┌─ Record excerpts

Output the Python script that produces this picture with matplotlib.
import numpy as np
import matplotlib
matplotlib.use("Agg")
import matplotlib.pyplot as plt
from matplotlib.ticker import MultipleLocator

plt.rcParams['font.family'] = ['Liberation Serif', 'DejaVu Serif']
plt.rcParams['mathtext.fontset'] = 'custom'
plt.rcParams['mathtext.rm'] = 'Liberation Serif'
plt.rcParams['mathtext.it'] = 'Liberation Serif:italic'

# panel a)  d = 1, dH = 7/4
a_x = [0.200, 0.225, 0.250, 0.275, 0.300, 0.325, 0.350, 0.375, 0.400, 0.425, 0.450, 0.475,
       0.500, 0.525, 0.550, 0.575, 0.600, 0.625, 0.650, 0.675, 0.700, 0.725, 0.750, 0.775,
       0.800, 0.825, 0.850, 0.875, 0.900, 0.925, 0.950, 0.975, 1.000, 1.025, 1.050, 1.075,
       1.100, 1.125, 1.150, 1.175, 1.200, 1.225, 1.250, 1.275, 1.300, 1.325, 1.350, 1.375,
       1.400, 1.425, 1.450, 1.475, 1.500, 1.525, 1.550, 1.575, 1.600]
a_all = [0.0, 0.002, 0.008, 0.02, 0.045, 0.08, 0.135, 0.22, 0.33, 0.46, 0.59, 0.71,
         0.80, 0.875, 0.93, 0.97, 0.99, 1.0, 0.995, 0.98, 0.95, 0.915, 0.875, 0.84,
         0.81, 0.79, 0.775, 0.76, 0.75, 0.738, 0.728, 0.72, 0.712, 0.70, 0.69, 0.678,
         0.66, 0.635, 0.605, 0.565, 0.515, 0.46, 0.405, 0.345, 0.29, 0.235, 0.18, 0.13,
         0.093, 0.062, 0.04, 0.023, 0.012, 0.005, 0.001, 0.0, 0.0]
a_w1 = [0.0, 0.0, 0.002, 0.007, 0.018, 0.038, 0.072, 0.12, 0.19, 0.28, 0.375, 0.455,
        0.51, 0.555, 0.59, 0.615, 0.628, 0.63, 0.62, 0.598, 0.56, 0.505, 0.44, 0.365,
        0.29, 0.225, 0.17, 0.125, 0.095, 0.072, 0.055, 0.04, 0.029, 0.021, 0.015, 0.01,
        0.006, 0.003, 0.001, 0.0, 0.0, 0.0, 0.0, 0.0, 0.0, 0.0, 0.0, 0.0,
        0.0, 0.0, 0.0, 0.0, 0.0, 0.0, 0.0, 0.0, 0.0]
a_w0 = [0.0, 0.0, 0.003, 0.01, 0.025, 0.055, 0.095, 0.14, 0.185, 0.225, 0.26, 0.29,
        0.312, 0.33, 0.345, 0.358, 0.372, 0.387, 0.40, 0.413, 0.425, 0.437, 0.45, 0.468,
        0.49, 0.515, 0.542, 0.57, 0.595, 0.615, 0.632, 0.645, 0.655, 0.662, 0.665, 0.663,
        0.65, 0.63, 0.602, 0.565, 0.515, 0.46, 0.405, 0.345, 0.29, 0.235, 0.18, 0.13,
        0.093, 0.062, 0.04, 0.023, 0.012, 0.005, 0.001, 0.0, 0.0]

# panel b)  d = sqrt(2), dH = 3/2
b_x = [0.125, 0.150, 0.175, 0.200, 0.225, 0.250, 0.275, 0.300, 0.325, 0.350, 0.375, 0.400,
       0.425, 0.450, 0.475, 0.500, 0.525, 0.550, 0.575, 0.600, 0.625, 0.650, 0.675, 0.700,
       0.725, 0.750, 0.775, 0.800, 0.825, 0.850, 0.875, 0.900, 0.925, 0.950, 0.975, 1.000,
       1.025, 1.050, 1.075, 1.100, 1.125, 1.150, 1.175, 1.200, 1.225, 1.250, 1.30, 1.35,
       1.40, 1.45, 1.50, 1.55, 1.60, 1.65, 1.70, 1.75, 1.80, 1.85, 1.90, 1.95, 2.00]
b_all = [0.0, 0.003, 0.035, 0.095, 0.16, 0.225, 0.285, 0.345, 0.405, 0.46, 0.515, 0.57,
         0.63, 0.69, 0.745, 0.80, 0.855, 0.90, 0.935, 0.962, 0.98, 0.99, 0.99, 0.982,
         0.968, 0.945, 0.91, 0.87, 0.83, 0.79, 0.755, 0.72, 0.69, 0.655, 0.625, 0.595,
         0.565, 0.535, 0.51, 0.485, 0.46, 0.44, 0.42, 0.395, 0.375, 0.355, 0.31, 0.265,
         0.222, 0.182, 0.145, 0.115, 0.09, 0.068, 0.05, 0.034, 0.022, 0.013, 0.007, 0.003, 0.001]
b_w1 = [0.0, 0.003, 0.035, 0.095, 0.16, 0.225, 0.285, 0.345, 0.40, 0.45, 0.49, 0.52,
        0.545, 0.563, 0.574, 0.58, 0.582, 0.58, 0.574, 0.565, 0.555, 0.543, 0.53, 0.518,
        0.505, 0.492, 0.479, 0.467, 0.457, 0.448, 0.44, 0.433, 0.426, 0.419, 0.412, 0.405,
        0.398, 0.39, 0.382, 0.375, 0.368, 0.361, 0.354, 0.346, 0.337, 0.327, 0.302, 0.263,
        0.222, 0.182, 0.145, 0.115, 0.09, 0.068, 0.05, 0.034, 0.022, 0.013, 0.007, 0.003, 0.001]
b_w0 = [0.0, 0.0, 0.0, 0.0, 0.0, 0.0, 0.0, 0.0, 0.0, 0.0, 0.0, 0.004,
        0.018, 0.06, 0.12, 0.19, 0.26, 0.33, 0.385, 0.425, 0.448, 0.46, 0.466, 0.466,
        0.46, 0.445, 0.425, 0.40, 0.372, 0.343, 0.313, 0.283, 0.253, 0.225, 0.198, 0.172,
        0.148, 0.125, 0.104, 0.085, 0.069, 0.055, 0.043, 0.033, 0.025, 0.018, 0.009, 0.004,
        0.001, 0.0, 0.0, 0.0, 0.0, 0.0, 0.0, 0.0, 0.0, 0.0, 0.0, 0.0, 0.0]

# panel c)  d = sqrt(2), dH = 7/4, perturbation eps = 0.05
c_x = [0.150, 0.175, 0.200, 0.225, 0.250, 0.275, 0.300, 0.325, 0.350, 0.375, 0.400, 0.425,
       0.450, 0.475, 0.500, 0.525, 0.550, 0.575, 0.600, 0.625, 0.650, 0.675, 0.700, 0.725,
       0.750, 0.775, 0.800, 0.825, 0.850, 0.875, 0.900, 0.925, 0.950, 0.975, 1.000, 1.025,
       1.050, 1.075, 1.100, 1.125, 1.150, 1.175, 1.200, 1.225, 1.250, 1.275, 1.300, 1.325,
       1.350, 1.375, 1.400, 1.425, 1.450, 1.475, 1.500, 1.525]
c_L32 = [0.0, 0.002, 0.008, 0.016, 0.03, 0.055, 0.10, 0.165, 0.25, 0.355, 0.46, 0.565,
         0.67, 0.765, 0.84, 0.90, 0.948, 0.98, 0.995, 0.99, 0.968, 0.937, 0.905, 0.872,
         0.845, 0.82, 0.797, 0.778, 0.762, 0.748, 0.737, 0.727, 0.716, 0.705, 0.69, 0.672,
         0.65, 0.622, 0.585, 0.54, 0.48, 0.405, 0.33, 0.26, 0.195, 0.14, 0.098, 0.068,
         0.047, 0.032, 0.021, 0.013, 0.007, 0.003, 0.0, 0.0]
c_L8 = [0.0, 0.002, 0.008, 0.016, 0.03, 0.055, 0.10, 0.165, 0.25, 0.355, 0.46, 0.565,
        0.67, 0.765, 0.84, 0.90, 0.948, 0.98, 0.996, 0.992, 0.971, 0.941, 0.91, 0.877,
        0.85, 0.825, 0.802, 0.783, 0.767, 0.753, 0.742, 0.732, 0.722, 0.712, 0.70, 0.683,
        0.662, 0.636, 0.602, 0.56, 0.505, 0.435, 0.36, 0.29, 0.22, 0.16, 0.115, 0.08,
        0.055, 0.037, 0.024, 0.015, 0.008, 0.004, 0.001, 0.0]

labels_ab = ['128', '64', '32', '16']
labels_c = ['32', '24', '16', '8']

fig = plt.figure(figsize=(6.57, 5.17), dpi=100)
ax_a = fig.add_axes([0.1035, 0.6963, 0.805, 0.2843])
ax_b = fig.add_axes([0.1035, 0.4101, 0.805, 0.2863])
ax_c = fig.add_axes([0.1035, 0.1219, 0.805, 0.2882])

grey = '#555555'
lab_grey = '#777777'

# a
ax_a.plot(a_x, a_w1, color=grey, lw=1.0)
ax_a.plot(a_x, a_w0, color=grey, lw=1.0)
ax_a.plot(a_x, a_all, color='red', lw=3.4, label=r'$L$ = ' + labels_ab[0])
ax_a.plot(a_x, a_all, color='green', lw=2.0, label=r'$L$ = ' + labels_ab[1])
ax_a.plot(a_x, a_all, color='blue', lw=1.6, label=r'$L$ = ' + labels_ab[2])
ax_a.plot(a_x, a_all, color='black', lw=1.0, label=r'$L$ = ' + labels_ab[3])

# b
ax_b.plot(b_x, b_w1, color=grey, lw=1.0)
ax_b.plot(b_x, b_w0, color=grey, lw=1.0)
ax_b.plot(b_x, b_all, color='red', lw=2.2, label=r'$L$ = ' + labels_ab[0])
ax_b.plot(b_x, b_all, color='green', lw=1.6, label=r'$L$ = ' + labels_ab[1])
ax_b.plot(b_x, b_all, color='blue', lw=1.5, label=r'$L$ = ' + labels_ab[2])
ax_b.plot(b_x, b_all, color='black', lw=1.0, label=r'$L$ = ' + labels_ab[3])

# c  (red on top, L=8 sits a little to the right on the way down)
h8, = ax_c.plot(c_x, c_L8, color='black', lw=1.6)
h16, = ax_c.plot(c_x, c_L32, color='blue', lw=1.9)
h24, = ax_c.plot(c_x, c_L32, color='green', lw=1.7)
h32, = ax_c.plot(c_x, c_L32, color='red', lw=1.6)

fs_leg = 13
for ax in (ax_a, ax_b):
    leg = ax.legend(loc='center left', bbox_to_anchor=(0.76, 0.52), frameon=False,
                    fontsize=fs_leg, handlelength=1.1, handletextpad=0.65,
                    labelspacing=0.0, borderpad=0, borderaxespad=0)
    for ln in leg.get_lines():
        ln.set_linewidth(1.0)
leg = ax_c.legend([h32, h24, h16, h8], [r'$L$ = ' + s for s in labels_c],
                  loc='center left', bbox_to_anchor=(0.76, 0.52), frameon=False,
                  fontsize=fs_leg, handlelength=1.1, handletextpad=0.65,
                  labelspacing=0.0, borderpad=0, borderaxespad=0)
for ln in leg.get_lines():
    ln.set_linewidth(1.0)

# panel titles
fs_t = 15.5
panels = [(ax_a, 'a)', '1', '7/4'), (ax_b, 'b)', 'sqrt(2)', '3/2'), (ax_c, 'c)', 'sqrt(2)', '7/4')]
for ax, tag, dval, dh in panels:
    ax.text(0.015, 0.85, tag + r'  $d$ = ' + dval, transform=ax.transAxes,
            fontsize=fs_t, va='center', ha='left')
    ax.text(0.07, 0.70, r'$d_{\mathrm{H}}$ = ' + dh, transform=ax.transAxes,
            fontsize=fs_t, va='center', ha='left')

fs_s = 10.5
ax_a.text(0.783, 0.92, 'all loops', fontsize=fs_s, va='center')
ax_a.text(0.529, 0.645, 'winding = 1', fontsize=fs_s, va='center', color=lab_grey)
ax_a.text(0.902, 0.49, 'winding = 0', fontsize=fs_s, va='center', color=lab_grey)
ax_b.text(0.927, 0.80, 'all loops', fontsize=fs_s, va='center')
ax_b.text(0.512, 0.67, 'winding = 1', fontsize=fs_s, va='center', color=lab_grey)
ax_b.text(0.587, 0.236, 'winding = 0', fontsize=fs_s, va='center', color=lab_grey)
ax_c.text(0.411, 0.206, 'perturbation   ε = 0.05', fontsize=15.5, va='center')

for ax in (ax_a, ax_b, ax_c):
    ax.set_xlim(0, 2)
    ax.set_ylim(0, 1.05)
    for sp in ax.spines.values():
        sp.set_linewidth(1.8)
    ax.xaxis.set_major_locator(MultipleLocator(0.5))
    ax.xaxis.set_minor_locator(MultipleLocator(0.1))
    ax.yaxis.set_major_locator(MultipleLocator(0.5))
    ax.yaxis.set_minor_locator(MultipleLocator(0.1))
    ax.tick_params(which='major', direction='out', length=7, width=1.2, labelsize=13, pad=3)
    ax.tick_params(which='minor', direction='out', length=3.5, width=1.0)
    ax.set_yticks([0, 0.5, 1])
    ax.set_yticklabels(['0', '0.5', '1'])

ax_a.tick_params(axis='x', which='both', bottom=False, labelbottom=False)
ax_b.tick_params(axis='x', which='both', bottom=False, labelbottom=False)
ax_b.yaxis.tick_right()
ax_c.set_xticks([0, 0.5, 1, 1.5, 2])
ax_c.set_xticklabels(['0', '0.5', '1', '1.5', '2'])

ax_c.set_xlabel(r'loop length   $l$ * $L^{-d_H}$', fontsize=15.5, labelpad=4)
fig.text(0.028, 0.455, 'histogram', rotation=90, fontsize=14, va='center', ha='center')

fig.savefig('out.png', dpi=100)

└─
┌─ Record excerpts

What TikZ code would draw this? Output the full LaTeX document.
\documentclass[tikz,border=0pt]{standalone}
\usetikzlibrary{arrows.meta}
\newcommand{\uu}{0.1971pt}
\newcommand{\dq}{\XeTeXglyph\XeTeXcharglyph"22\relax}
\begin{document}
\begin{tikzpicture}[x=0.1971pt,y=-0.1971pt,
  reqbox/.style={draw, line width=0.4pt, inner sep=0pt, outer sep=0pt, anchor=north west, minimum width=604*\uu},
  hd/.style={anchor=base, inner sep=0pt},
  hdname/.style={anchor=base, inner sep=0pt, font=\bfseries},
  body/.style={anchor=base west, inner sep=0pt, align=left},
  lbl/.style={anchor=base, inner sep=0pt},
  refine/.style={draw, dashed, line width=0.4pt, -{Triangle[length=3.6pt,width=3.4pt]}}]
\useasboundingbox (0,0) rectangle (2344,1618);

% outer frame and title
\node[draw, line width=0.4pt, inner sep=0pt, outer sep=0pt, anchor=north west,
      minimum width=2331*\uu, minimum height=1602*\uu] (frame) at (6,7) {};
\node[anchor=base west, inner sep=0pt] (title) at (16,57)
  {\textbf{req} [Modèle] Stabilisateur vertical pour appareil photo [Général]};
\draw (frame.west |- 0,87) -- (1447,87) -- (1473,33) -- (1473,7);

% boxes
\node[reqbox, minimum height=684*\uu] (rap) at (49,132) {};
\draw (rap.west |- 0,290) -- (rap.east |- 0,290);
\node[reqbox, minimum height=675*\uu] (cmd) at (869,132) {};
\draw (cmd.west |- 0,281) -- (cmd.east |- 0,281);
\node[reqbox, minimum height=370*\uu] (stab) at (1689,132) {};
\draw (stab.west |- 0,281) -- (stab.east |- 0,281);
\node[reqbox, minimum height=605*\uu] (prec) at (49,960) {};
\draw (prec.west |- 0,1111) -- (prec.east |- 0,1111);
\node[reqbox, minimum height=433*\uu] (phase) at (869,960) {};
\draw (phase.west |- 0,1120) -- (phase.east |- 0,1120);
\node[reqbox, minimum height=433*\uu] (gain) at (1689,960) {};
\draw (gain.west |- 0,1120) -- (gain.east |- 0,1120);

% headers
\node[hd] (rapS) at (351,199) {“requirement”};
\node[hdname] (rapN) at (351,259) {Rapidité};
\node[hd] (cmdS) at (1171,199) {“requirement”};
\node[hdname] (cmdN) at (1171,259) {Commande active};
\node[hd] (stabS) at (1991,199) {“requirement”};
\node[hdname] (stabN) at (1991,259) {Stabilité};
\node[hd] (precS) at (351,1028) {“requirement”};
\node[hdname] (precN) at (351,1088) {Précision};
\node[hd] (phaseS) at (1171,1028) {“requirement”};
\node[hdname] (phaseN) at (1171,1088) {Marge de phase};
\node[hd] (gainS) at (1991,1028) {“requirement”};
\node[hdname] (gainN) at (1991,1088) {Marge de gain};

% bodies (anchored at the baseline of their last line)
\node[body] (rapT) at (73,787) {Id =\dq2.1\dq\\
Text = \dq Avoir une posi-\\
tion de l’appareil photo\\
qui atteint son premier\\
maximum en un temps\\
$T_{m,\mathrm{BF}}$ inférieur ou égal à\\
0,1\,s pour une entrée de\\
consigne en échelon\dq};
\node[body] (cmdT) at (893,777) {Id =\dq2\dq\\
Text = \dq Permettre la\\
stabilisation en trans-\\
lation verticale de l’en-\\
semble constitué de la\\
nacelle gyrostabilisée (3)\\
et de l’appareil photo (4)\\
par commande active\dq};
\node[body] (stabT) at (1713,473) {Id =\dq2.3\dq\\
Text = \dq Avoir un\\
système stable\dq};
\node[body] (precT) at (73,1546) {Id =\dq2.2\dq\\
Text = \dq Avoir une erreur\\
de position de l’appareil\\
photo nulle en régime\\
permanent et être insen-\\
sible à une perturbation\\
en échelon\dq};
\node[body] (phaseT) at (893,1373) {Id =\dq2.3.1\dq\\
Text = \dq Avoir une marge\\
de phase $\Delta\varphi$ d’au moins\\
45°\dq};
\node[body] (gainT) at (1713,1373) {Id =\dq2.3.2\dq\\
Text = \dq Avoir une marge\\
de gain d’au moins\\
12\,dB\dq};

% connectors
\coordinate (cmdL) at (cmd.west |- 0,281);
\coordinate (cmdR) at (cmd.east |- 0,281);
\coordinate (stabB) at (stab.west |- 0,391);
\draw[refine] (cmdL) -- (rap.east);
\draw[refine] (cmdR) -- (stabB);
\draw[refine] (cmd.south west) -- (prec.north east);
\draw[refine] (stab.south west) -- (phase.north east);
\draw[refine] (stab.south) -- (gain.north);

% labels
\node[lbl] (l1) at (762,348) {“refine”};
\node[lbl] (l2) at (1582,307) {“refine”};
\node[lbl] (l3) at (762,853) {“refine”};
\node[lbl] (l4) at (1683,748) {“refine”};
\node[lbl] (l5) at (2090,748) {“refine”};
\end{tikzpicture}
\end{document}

└─

To do >>
In the records above, how many lines contain the word "Output"? Give the number alone.

Complete answer >>
2